The assigned-risk plan has also requested a rate increase of 165%. Bad drivers who are now buying insurance may not be able to afford nearly triple the current average of $675 for minimum coverage.

We face the prospect of a state that purports to require drivers to be insured but in which the proportion of uninsured drivers may soon approach 50%--higher in urban areas. Californians will not be able to afford insurance in either the voluntary market or in the assigned- risk plan. They will have received no help from Proposition 103 or from all of the promises of the Legislature and our governor.

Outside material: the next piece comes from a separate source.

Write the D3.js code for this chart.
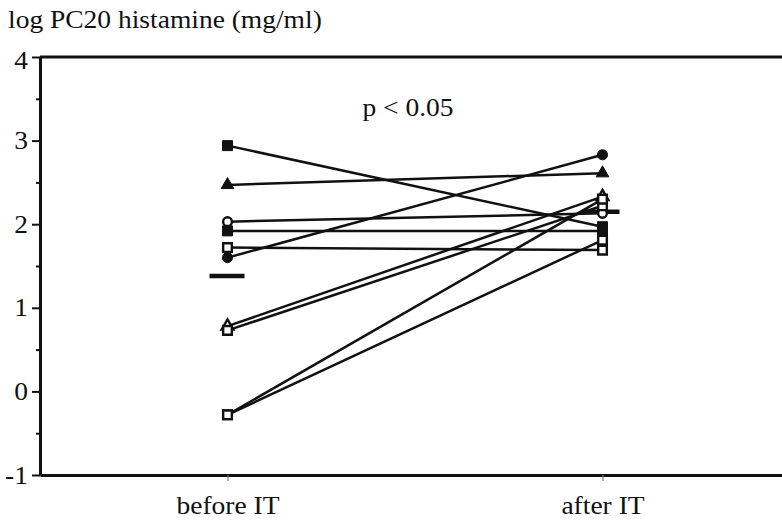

Each year for the past four years, our legislative leaders have said that auto insurance was one of their highest priorities. This year began with Deukmejian saying that he would work with the Assembly Speaker Willie Brown on auto-insurance reform, because it was so important to Californians.

Representatives of consumer and low-income groups drafted, with the support of Assemblyman Pat Johnston (D-Stockton), a plan that won the grudging support of some members of the insurance industry. This proposed low-cost, no-frills $180-a-year policy, based on New York’s no-fault system, was approved by most of the policy analysts who looked at the measure. It had nearly universal editorial support across California. But it wasn’t good enough for some members of the insurance industry, and the trial lawyers hated it because it hurt their ability to profit from every fender-bender. In January, the bill was defeated by these special interests.

The Legislature has had months to work with the governor to come up with an alternative, to no avail. The governor waits for the insurance industry to tell him what it wants. The Speaker waits for the governor to tell him what the governor wants. The Senate Judiciary Committee waits for the Speaker to say what the Assembly and the Governor have agreed to. This is the legislative dance, a waltz in circles with no forward progress.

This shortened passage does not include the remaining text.